Start of Data

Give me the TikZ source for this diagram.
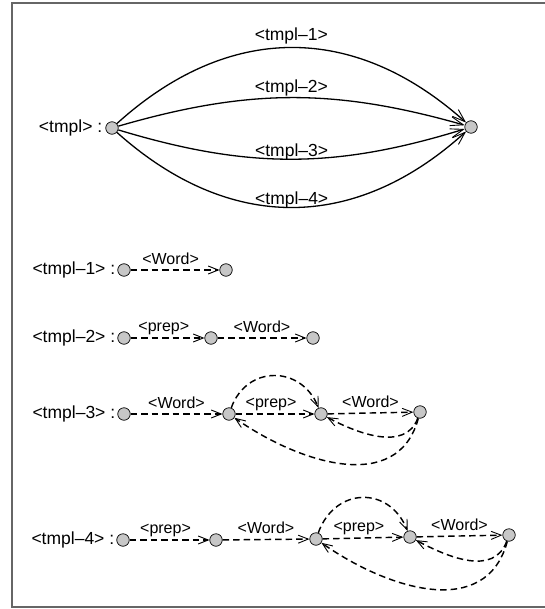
\documentclass[tikz,border=0pt]{standalone}
\usepackage{fontspec}
\setmainfont{Liberation Sans}
\usetikzlibrary{arrows.meta}
\begin{document}
\begin{tikzpicture}[x=1pt,y=1pt,
  state/.style={circle, draw=black, fill=black!22, minimum size=12.5pt, inner sep=0pt, line width=0.7pt},
  rowlab/.style={font=\fontsize{17.5}{20}\selectfont, inner sep=0pt, anchor=east},
  arclab/.style={font=\fontsize{17.5}{20}\selectfont, inner sep=0pt, anchor=base},
  edgelab/.style={font=\fontsize{16}{18}\selectfont, inner sep=0pt, anchor=base},
  tmplarc/.style={line width=1.3pt, -{Straight Barb[length=13pt, width=9pt, line width=0.9pt]}},
  wordarc/.style={line width=1.45pt, dash pattern=on 6.5pt off 4pt,
    -{Straight Barb[length=10pt, width=8pt, line width=0.9pt]}}]
\useasboundingbox (0,0) rectangle (544,-609);
% frame
\draw[line width=1.6pt, draw=black!60] (12,-3) rectangle (560,-607);

% ---------- <tmpl> ----------
\node[state] (s0) at (112,-128) {};
\node[state] (s1) at (471,-127) {};
\node[rowlab] (l0) at ([xshift=-3pt]s0.west) {<tmpl> :};
\draw[tmplarc] (s0) to[bend left=42, looseness=1.1]
  node[arclab, midway, yshift=7pt] (a1) {<tmpl–1>} (s1);
\draw[tmplarc] (s0) to[bend left=16]
  node[arclab, midway, yshift=5pt] (a2) {<tmpl–2>} (s1);
\draw[tmplarc] (s0) to[bend right=17]
  node[arclab, midway, yshift=3pt] (a3) {<tmpl–3>} (s1);
\draw[tmplarc] (s0) to[bend right=42, looseness=1.1]
  node[arclab, midway, yshift=3pt] (a4) {<tmpl–4>} (s1);

% ---------- <tmpl-1> ----------
\node[state] (p1a) at (124,-270) {};
\node[state] (p1b) at (226,-270) {};
\node[rowlab] (l1) at ([xshift=-2pt]p1a.west) {<tmpl–1> :};
\draw[wordarc] (p1a) -- node[edgelab, pos=0.45, yshift=6pt] (w1) {<Word>} (p1b);

% ---------- <tmpl-2> ----------
\node[state] (p2a) at (124,-338) {};
\node[state] (p2b) at (211,-338) {};
\node[state] (p2c) at (313,-338) {};
\node[rowlab] (l2) at ([xshift=-2pt]p2a.west) {<tmpl–2> :};
\draw[wordarc] (p2a) -- node[edgelab, pos=0.45, yshift=7pt] (e21) {<prep>} (p2b);
\draw[wordarc] (p2b) -- node[edgelab, pos=0.5, yshift=6pt] (e22) {<Word>} (p2c);

% ---------- <tmpl-3> ----------
\node[state] (p3a) at (124,-414) {};
\node[state] (p3b) at (229,-414) {};
\node[state] (p3c) at (321,-414) {};
\node[state] (p3d) at (420,-412) {};
\node[rowlab] (l3) at ([xshift=-2pt]p3a.west) {<tmpl–3> :};
\draw[wordarc] (p3a) -- node[edgelab, pos=0.5, yshift=6pt] (e31) {<Word>} (p3b);
\draw[wordarc] (p3b) -- node[edgelab, pos=0.45, yshift=7pt] (e32) {<prep>} (p3c);
\draw[wordarc] (p3c) -- node[edgelab, pos=0.5, yshift=6pt] (e33) {<Word>} (p3d);
\draw[wordarc] (p3b) to[out=70, in=112, looseness=1.35] (p3c);
\draw[wordarc] (p3d) to[out=-110, in=-28, looseness=1] (p3c);
\draw[wordarc] (p3d) to[out=-105, in=-35, looseness=1.1] (p3b);

% ---------- <tmpl-4> ----------
\node[state] (p4a) at (123,-540) {};
\node[state] (p4b) at (216,-540) {};
\node[state] (p4c) at (316,-539) {};
\node[state] (p4d) at (410,-537) {};
\node[state] (p4e) at (509,-535) {};
\node[rowlab] (l4) at ([xshift=-2pt]p4a.west) {<tmpl–4> :};
\draw[wordarc] (p4a) -- node[edgelab, pos=0.45, yshift=7pt] (e41) {<prep>} (p4b);
\draw[wordarc] (p4b) -- node[edgelab, pos=0.5, yshift=6pt] (e42) {<Word>} (p4c);
\draw[wordarc] (p4c) -- node[edgelab, pos=0.45, yshift=7pt] (e43) {<prep>} (p4d);
\draw[wordarc] (p4d) -- node[edgelab, pos=0.5, yshift=6pt] (e44) {<Word>} (p4e);
\draw[wordarc] (p4c) to[out=70, in=112, looseness=1.4] (p4d);
\draw[wordarc] (p4e) to[out=-110, in=-28, looseness=1.05] (p4d);
\draw[wordarc] (p4e) to[out=-105, in=-35, looseness=1.12] (p4c);
\end{tikzpicture}
\end{document}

End of Data

• Work instructions:
Write out the listing word for word, omitting the pictures it holds.

• Exercise solution:
Give me the TikZ source for this diagram.
\documentclass[tikz,border=0pt]{standalone}
\usepackage{fontspec}
\setmainfont{Liberation Sans}
\usetikzlibrary{arrows.meta}
\begin{document}
\begin{tikzpicture}[x=1pt,y=1pt,
  state/.style={circle, draw=black, fill=black!22, minimum size=12.5pt, inner sep=0pt, line width=0.7pt},
  rowlab/.style={font=\fontsize{17.5}{20}\selectfont, inner sep=0pt, anchor=east},
  arclab/.style={font=\fontsize{17.5}{20}\selectfont, inner sep=0pt, anchor=base},
  edgelab/.style={font=\fontsize{16}{18}\selectfont, inner sep=0pt, anchor=base},
  tmplarc/.style={line width=1.3pt, -{Straight Barb[length=13pt, width=9pt, line width=0.9pt]}},
  wordarc/.style={line width=1.45pt, dash pattern=on 6.5pt off 4pt,
    -{Straight Barb[length=10pt, width=8pt, line width=0.9pt]}}]
\useasboundingbox (0,0) rectangle (544,-609);
% frame
\draw[line width=1.6pt, draw=black!60] (12,-3) rectangle (560,-607);

% ---------- <tmpl> ----------
\node[state] (s0) at (112,-128) {};
\node[state] (s1) at (471,-127) {};
\node[rowlab] (l0) at ([xshift=-3pt]s0.west) {<tmpl> :};
\draw[tmplarc] (s0) to[bend left=42, looseness=1.1]
  node[arclab, midway, yshift=7pt] (a1) {<tmpl–1>} (s1);
\draw[tmplarc] (s0) to[bend left=16]
  node[arclab, midway, yshift=5pt] (a2) {<tmpl–2>} (s1);
\draw[tmplarc] (s0) to[bend right=17]
  node[arclab, midway, yshift=3pt] (a3) {<tmpl–3>} (s1);
\draw[tmplarc] (s0) to[bend right=42, looseness=1.1]
  node[arclab, midway, yshift=3pt] (a4) {<tmpl–4>} (s1);

% ---------- <tmpl-1> ----------
\node[state] (p1a) at (124,-270) {};
\node[state] (p1b) at (226,-270) {};
\node[rowlab] (l1) at ([xshift=-2pt]p1a.west) {<tmpl–1> :};
\draw[wordarc] (p1a) -- node[edgelab, pos=0.45, yshift=6pt] (w1) {<Word>} (p1b);

% ---------- <tmpl-2> ----------
\node[state] (p2a) at (124,-338) {};
\node[state] (p2b) at (211,-338) {};
\node[state] (p2c) at (313,-338) {};
\node[rowlab] (l2) at ([xshift=-2pt]p2a.west) {<tmpl–2> :};
\draw[wordarc] (p2a) -- node[edgelab, pos=0.45, yshift=7pt] (e21) {<prep>} (p2b);
\draw[wordarc] (p2b) -- node[edgelab, pos=0.5, yshift=6pt] (e22) {<Word>} (p2c);

% ---------- <tmpl-3> ----------
\node[state] (p3a) at (124,-414) {};
\node[state] (p3b) at (229,-414) {};
\node[state] (p3c) at (321,-414) {};
\node[state] (p3d) at (420,-412) {};
\node[rowlab] (l3) at ([xshift=-2pt]p3a.west) {<tmpl–3> :};
\draw[wordarc] (p3a) -- node[edgelab, pos=0.5, yshift=6pt] (e31) {<Word>} (p3b);
\draw[wordarc] (p3b) -- node[edgelab, pos=0.45, yshift=7pt] (e32) {<prep>} (p3c);
\draw[wordarc] (p3c) -- node[edgelab, pos=0.5, yshift=6pt] (e33) {<Word>} (p3d);
\draw[wordarc] (p3b) to[out=70, in=112, looseness=1.35] (p3c);
\draw[wordarc] (p3d) to[out=-110, in=-28, looseness=1] (p3c);
\draw[wordarc] (p3d) to[out=-105, in=-35, looseness=1.1] (p3b);

% ---------- <tmpl-4> ----------
\node[state] (p4a) at (123,-540) {};
\node[state] (p4b) at (216,-540) {};
\node[state] (p4c) at (316,-539) {};
\node[state] (p4d) at (410,-537) {};
\node[state] (p4e) at (509,-535) {};
\node[rowlab] (l4) at ([xshift=-2pt]p4a.west) {<tmpl–4> :};
\draw[wordarc] (p4a) -- node[edgelab, pos=0.45, yshift=7pt] (e41) {<prep>} (p4b);
\draw[wordarc] (p4b) -- node[edgelab, pos=0.5, yshift=6pt] (e42) {<Word>} (p4c);
\draw[wordarc] (p4c) -- node[edgelab, pos=0.45, yshift=7pt] (e43) {<prep>} (p4d);
\draw[wordarc] (p4d) -- node[edgelab, pos=0.5, yshift=6pt] (e44) {<Word>} (p4e);
\draw[wordarc] (p4c) to[out=70, in=112, looseness=1.4] (p4d);
\draw[wordarc] (p4e) to[out=-110, in=-28, looseness=1.05] (p4d);
\draw[wordarc] (p4e) to[out=-105, in=-35, looseness=1.12] (p4c);
\end{tikzpicture}
\end{document}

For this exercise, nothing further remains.